Dezeen Jobs seemed like such an obvious thing to do. All the design companies who sent us content also needed to find staff, so we simply started offering them somewhere to put up simple ads. In the beginning, we gave ads away free to our friends in exchange for feedback. The feedback was positive, so we turned it into business with its website. It hasn't stopped growing!
With the watch store, we simply spotted an opportunity. We got to know a lot of small design-led watch brands, and when we published stories about their products, readers would always ask where they could buy them. It was around 2009 when e-commerce was taking off, and everyone was launching online design stores. Watches seemed perfect, as they’re easy to store, easy to ship, and nobody else was selling them. Plus, readers who like our content tend to like our choice in watches. They also like to buy them from us because they like our brand.
Where do you see Dezeen 10 years from now? Expanding on the TV side or in design-related publishing? Perhaps you eventually want to publish a print version of your magazine? What challenges are you preparing for in the future?
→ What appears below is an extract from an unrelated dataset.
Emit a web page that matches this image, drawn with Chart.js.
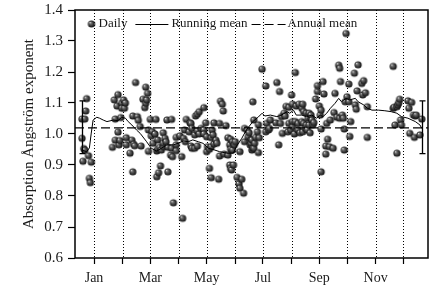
<!DOCTYPE html>
<html>
<head>
<meta charset="utf-8">
<script src="https://cdn.jsdelivr.net/npm/chart.js@4.4.0/dist/chart.umd.min.js"></script>
<style>
  html, body { margin: 0; padding: 0; background: #fff; }
  #wrap { width: 443px; height: 296px; }
</style>
</head>
<body>
<div id="wrap"><canvas id="c" width="443" height="296"></canvas></div>
<script>
(function () {
    'use strict';

    // day of year (axis units) and daily absorption Angstrom exponent
    var dailyDays = [
        2, 2, 5, 6, 7, 4, 5, 9, 3, 12, 10, 11,
        35, 37, 38, 38, 40, 41, 41, 42, 43, 44, 45, 45, 47, 48, 49, 50, 50, 54, 56, 57, 57, 58, 59, 60, 62, 63, 65, 66,
        68, 70, 71, 71, 72, 73, 74, 74, 76, 77, 78, 79, 81, 82, 83, 83, 84, 84, 85, 86,
        87, 88, 90, 90, 90, 92, 93, 94, 95, 95, 98, 99, 99, 100, 101,
        104, 104, 104, 108, 110, 111, 112, 113, 114, 115, 118, 119, 120, 120, 121, 121, 124, 124, 125, 127,
        127, 127, 129, 129, 131, 134, 134, 134,
        136, 137, 137, 138, 140, 140, 142, 142, 142, 143, 144, 145, 145, 147, 148, 150, 151, 151, 152, 154,
        155, 156, 158, 160, 160, 162, 162, 163, 163, 163, 164, 165, 165, 166, 167, 168,
        170, 172, 173, 173, 175, 177, 178, 178, 181, 182, 183, 184, 185, 185, 186, 186, 187, 187, 188, 188,
        189, 190, 192, 193, 193, 194, 197,
        201, 201, 202, 204, 205, 206, 212, 213, 215, 216, 217, 218, 219, 221, 222, 223, 225, 226, 226, 228,
        229, 230, 230, 230, 232, 233, 233, 234,
        236, 236, 237, 238, 240, 240, 241, 241, 242, 242, 244, 245, 245, 246, 247, 248, 248, 249, 250, 250,
        251, 252, 253, 255, 257, 257, 259, 260, 261, 261, 261, 263, 264,
        266, 266, 267, 268, 270, 271, 274, 275, 276, 278, 280, 281, 281, 282, 284, 285, 286, 286, 287, 288,
        289, 291, 291, 292, 293,
        297, 298, 299, 300, 301, 305, 306, 307, 309, 311, 311,
        339, 339, 340, 341, 343, 343, 344, 345, 346, 347, 348, 355, 356, 357, 359, 361, 362, 363, 364, 368,
        370
    ];
    var dailyValues = [
        0.986, 1.048, 1.048, 1.074, 1.114, 0.953, 0.948, 0.930, 0.912, 0.909, 0.857, 0.843,
        0.957, 1.110, 0.980, 1.048, 1.090, 1.127, 1.006, 0.965, 0.979, 1.053, 1.099, 1.083, 1.110, 1.083, 1.100, 0.988, 0.965, 0.938, 0.980, 0.878, 1.058, 0.967, 0.962, 1.166, 1.056, 1.044, 1.024, 0.961,
        1.112, 1.085, 1.151, 1.099, 1.110, 1.131, 1.013, 0.944, 1.047, 0.994, 1.008, 0.970, 1.000, 1.047, 0.945, 0.862, 0.981, 0.951, 0.875, 0.957,
        0.897, 0.948, 0.959, 1.004, 0.970, 0.986, 0.975, 1.045, 0.957, 0.878, 0.932, 1.047, 0.954, 0.927, 0.778,
        0.965, 0.946, 0.989, 0.994, 0.927, 0.728, 0.986, 1.013, 0.975, 1.047, 1.007, 1.036, 0.961, 1.034, 1.018, 0.954, 0.954, 0.997, 1.058, 0.961,
        1.010, 1.064, 1.000, 1.072, 1.018, 1.013, 1.000, 1.085,
        1.036, 0.991, 0.943, 0.959, 0.951, 0.889, 0.988, 0.959, 0.859, 1.013, 0.997, 1.036, 0.968, 0.980, 0.970, 0.854, 1.034, 0.929, 1.106, 1.096,
        1.074, 0.935, 1.027, 0.988, 0.932, 0.965, 0.900, 0.983, 0.951, 0.889, 0.884, 0.975, 0.948, 0.900, 0.965, 0.975,
        0.860, 0.839, 0.943, 0.825, 0.854, 0.809, 1.018, 0.975, 1.013, 0.991, 1.004, 0.965, 0.981, 0.970, 0.981, 0.948, 1.104, 0.954, 1.045, 0.954,
        0.970, 0.989, 1.007, 0.940, 1.030, 0.988, 1.209,
        1.155, 1.007, 1.034, 1.013, 1.018, 1.045, 1.036, 1.166, 0.965, 1.137, 1.034, 1.056, 1.002, 1.067, 1.058, 1.089, 1.007, 1.034, 1.086, 1.013,
        1.126, 1.024, 1.040, 1.096, 1.000, 1.198, 1.040, 1.090,
        1.034, 1.013, 1.096, 1.004, 1.040, 1.083, 1.096, 1.007, 1.034, 1.072, 1.018, 1.029, 1.067, 1.013, 1.051, 1.029, 1.067, 1.004, 1.051, 1.061,
        1.045, 1.030, 1.037, 1.113, 1.137, 1.156, 1.090, 1.061, 1.077, 1.016, 0.878, 1.169, 1.129,
        0.961, 0.935, 1.034, 0.983, 0.959, 1.045, 0.954, 1.069, 1.131, 1.054, 1.222, 1.212, 1.051, 1.169, 1.061, 1.051, 1.016, 0.948, 1.104, 1.324,
        1.120, 1.104, 1.161, 0.992, 1.040,
        1.196, 1.094, 1.080, 1.139, 1.223, 1.163, 1.126, 1.172, 1.133, 1.088, 0.989,
        1.218, 1.083, 1.086, 1.029, 1.088, 0.938, 1.094, 1.101, 1.112, 1.045, 1.029, 1.107, 1.083, 1.002, 1.102, 1.061, 0.989, 1.058, 1.061, 0.997,
        1.048
    ];

    // running mean
    var meanDays = [
        2, 7, 10, 12, 14, 18, 21, 25, 29, 36, 41, 45, 49, 52, 56, 61, 65, 72, 77, 83,
        88, 94, 101, 106, 112, 117, 122, 128, 133, 139, 146, 151, 159, 166, 169, 175, 180, 187, 193, 197,
        200, 206, 213, 218, 224, 227, 231, 234, 240, 245, 251, 256, 260, 263, 267, 271, 276, 280, 283, 288,
        292, 298, 301, 307, 311, 316, 323, 330, 337, 343, 348, 355, 363, 368, 370
    ];
    var meanValues = [
        0.948, 0.943, 0.955, 1.003, 1.045, 1.054, 1.051, 1.045, 1.040, 1.045, 1.043, 1.054, 1.051, 1.040, 1.029, 1.013, 1.002, 0.975, 0.954, 0.945,
        0.954, 0.965, 0.965, 0.970, 0.978, 0.975, 0.981, 0.975, 0.970, 0.954, 0.948, 0.943, 0.938, 0.938, 0.959, 0.986, 1.013, 1.040, 1.055, 1.067,
        1.058, 1.061, 1.056, 1.061, 1.072, 1.067, 1.077, 1.061, 1.061, 1.056, 1.061, 1.051, 1.061, 1.056, 1.067, 1.083, 1.099, 1.115, 1.104, 1.115,
        1.110, 1.115, 1.104, 1.094, 1.083, 1.077, 1.077, 1.075, 1.072, 1.067, 1.056, 1.051, 1.040, 1.029, 1.018
    ];

    var annualMean = 1.02;
    var errorBarDays = [2, 370];
    var errorLow = 0.937;
    var errorHigh = 1.107;

    var xMin = -5.6;
    var xMax = 376.7;
    var monthTickDays = [15, 46, 76, 107, 137, 168, 198, 229, 259, 289, 320, 350];
    var monthLabels = ['Jan', '', 'Mar', '', 'May', '', 'Jul', '', 'Sep', '', 'Nov', ''];
    var yTickValues = [0.6, 0.7, 0.8, 0.9, 1.0, 1.1, 1.2, 1.3, 1.4];

    var SERIF = '"Liberation Serif", "DejaVu Serif", serif';
    var INK = '#1a1a1a';

    function makeBall(r) {
        var c = document.createElement('canvas');
        var s = Math.ceil(r * 2) + 2;
        c.width = s;
        c.height = s;
        var g = c.getContext('2d');
        var cx = s / 2, cy = s / 2;
        var grad = g.createRadialGradient(cx - r * 0.4, cy - r * 0.4, 0.2, cx, cy, r);
        grad.addColorStop(0, '#dcdcdc');
        grad.addColorStop(0.25, '#6e6e6e');
        grad.addColorStop(1, '#0c0c0c');
        g.fillStyle = grad;
        g.beginPath();
        g.arc(cx, cy, r, 0, Math.PI * 2);
        g.fill();
        return c;
    }

    var ball = makeBall(3.6);

    var dailyData = dailyDays.map(function (d, i) {
        return { x: d, y: dailyValues[i] };
    });
    var meanData = meanDays.map(function (d, i) {
        return { x: d, y: meanValues[i] };
    });
    var annualData = [{ x: xMin, y: annualMean }, { x: xMax, y: annualMean }];

    var decor = {
        id: 'decor',
        beforeDatasetsDraw: function (chart) {
            var ctx = chart.ctx, a = chart.chartArea, xs = chart.scales.x;
            ctx.save();
            ctx.strokeStyle = '#000';
            ctx.lineWidth = 1;
            ctx.setLineDash([1, 2]);
            monthTickDays.forEach(function (d) {
                var px = Math.round(xs.getPixelForValue(d)) + 0.5;
                ctx.beginPath();
                ctx.moveTo(px, a.top);
                ctx.lineTo(px, a.bottom);
                ctx.stroke();
            });
            ctx.restore();
        },
        afterDatasetsDraw: function (chart) {
            var ctx = chart.ctx, a = chart.chartArea;
            var xs = chart.scales.x, ys = chart.scales.y;
            ctx.save();

            // error bars (annual mean +/- sd)
            ctx.strokeStyle = '#000';
            ctx.lineWidth = 1.3;
            errorBarDays.forEach(function (d) {
                var px = Math.round(xs.getPixelForValue(d)) + 0.5;
                var y1 = ys.getPixelForValue(errorHigh);
                var y2 = ys.getPixelForValue(errorLow);
                ctx.beginPath();
                ctx.moveTo(px, y1); ctx.lineTo(px, y2);
                ctx.moveTo(px - 3, y1); ctx.lineTo(px + 3, y1);
                ctx.moveTo(px - 3, y2); ctx.lineTo(px + 3, y2);
                ctx.stroke();
            });

            // frame
            ctx.lineWidth = 1.5;
            ctx.strokeRect(a.left, a.top, a.right - a.left, a.bottom - a.top);

            // legend
            var ly = a.top + 14;
            ctx.font = '13px ' + SERIF;
            ctx.fillStyle = INK;
            ctx.textBaseline = 'middle';
            var x = a.left + 16.5;
            ctx.drawImage(ball, x - ball.width / 2, ly - ball.height / 2);
            x += 7;
            ctx.fillText('Daily', x, ly);
            x += ctx.measureText('Daily').width + 8;
            ctx.lineWidth = 1;
            ctx.beginPath();
            ctx.moveTo(x, ly + 0.5); ctx.lineTo(x + 33, ly + 0.5);
            ctx.stroke();
            x += 36;
            ctx.fillText('Running mean', x, ly);
            x += ctx.measureText('Running mean').width + 4;
            ctx.lineWidth = 1.2;
            ctx.setLineDash([9, 4]);
            ctx.beginPath();
            ctx.moveTo(x, ly + 0.5); ctx.lineTo(x + 34, ly + 0.5);
            ctx.stroke();
            ctx.setLineDash([]);
            x += 36;
            ctx.fillText('Annual mean', x, ly);
            ctx.restore();
        }
    };

    new Chart(document.getElementById('c').getContext('2d'), {
        type: 'scatter',
        data: {
            datasets: [
                {
                    label: 'Annual mean',
                    type: 'line',
                    data: annualData,
                    borderColor: '#000',
                    borderWidth: 1.2,
                    borderDash: [9, 4],
                    pointRadius: 0,
                    fill: false,
                    order: 1
                },
                {
                    label: 'Daily',
                    data: dailyData,
                    pointStyle: ball,
                    pointRadius: 4,
                    showLine: false,
                    order: 3
                },
                {
                    label: 'Running mean',
                    type: 'line',
                    data: meanData,
                    borderColor: '#000',
                    borderWidth: 1,
                    pointRadius: 0,
                    tension: 0,
                    fill: false,
                    order: 2
                }
            ]
        },
        options: {
            responsive: false,
            animation: false,
            events: [],
            layout: { padding: { left: 0, right: 15, top: 10, bottom: 0 } },
            plugins: {
                legend: { display: false },
                tooltip: { enabled: false }
            },
            scales: {
                x: {
                    type: 'linear',
                    min: xMin,
                    max: xMax,
                    afterBuildTicks: function (scale) {
                        scale.ticks = monthTickDays.map(function (d) { return { value: d }; });
                    },
                    afterFit: function (scale) {
                        scale.height = 38;
                        scale.paddingLeft = 0;
                        scale.paddingRight = 0;
                    },
                    ticks: {
                        autoSkip: false,
                        maxRotation: 0,
                        padding: 6,
                        color: INK,
                        font: { family: SERIF, size: 14 },
                        callback: function (value, index) {
                            return monthLabels[index];
                        }
                    },
                    grid: {
                        drawOnChartArea: false,
                        drawTicks: true,
                        tickLength: 6,
                        tickColor: '#000',
                        tickWidth: 1.2
                    },
                    border: { display: false }
                },
                y: {
                    min: 0.6,
                    max: 1.4,
                    afterBuildTicks: function (scale) {
                        scale.ticks = yTickValues.map(function (v) { return { value: v }; });
                    },
                    afterFit: function (scale) {
                        scale.width = 75;
                        scale.paddingTop = 0;
                        scale.paddingBottom = 0;
                    },
                    ticks: {
                        padding: 5,
                        color: INK,
                        font: { family: SERIF, size: 15 },
                        callback: function (value) {
                            return Number(value).toFixed(1);
                        }
                    },
                    grid: {
                        drawOnChartArea: false,
                        drawTicks: true,
                        tickLength: 7,
                        tickColor: '#000',
                        tickWidth: 1.2
                    },
                    border: { display: false },
                    title: {
                        display: true,
                        text: 'Absorption Ångström exponent',
                        color: INK,
                        font: { family: SERIF, size: 15 },
                        padding: { top: 20, bottom: 0 }
                    }
                }
            }
        },
        plugins: [decor]
    });
})();
</script>
</body>
</html>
We would love to launch a print magazine! It's just a question of time and at the moment, we don't have enough spare time to work on a project like that. There are lots of other things we'd love to do, particularly things like events and conferences. But this year we’re focusing on celebrating our 10th anniversary, relaunching all our websites, and growing the businesses we already have. Next year will be another story, but we haven't started thinking about that yet!